AP: Bush Defends No Child Left Behind Act

President Bush, acknowledging public frustration over his No Child Left Behind Act, said Thursday the point of the law is not to punish schools that fall short, but to help them.

Bush suggested the White House and its allies must do a better job of explaining the goal of holding schools accountable.

Congress is working on renewing the law, which remains unpopular in many districts nationwide.

“It is important for all of us to make it clear that accountability is not a way to punish anybody,” Bush told supporters of the law in a meeting at the White House. “It's an essential component to making sure that our system, our education system, frankly is not discriminatory.”

Cincinnati Enquirer: Supporters scurry to save vouchers

A week before the application deadline for the second year of Ohio’s EdChoice school voucher program, a fight is brewing in Columbus to keep school vouchers alive in Ohio.

Gov. Ted Strickland wants to eliminate the year-old voucher program before the start of the next school year. He said that would save the state $13.8 million a year, which could be spent on public schools.

But dozens of parents and students who receive vouchers traveled to Columbus this week and last to testify and hold press conferences defending the program.

“We don’t want to lose these vouchers,” said Chanda Heard, a Madisonville mother whose three children attend Christ Emmanuel Christian Academy in East Walnut Hills.

“You feed somebody filet mignon for an entire year and now you tell them have to go back to eating Spam? I just can’t see my kids going back into Cincinnati Public.
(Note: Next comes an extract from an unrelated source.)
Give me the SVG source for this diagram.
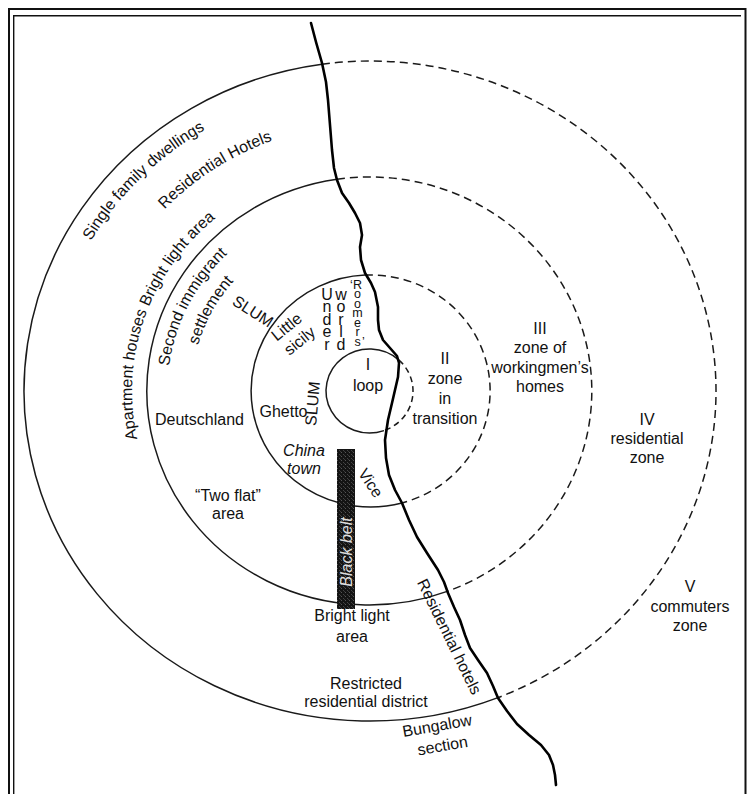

I just can’t see it.”

Tallahassee Democrat: Civil-rights leader: Give parents choice in schools

An icon of Florida's civil-rights movement told students, parents and education administrators Thursday that giving poor families school choice is ''a continuation of the dream'' that black leaders envisioned 40 years ago.

''All of us who are here want what's best for our children, our parents and our state,'' the Rev. H.K. Matthews said as he surveyed the placard-waving crowd in the plaza between Florida's old and modern Capitols.

''This is a flashback of the old movement,'' said Matthews, whose civil-rights activism extends back to his presidency of the Pensacola Council of Ministers in the early 1960s. ''It's a continuation of the dream.''

Gov. Charlie Crist, House Speaker pro tempore Dennis Baxley, R-Ocala, and state Sen. Al Lawson, D-Tallahassee, promised to work for passage of bills expanding and protecting the corporate tax-credit system that lets companies give part of their business taxes to scholarship-funding organizations.

The Florida Supreme Court last year threw out ex-Gov. Jeb Bush's system for using state tax dollars directly for ''opportunity scholarships.'' Supporters of the corporate program fear that another lawsuit might scuttle those scholarships, too.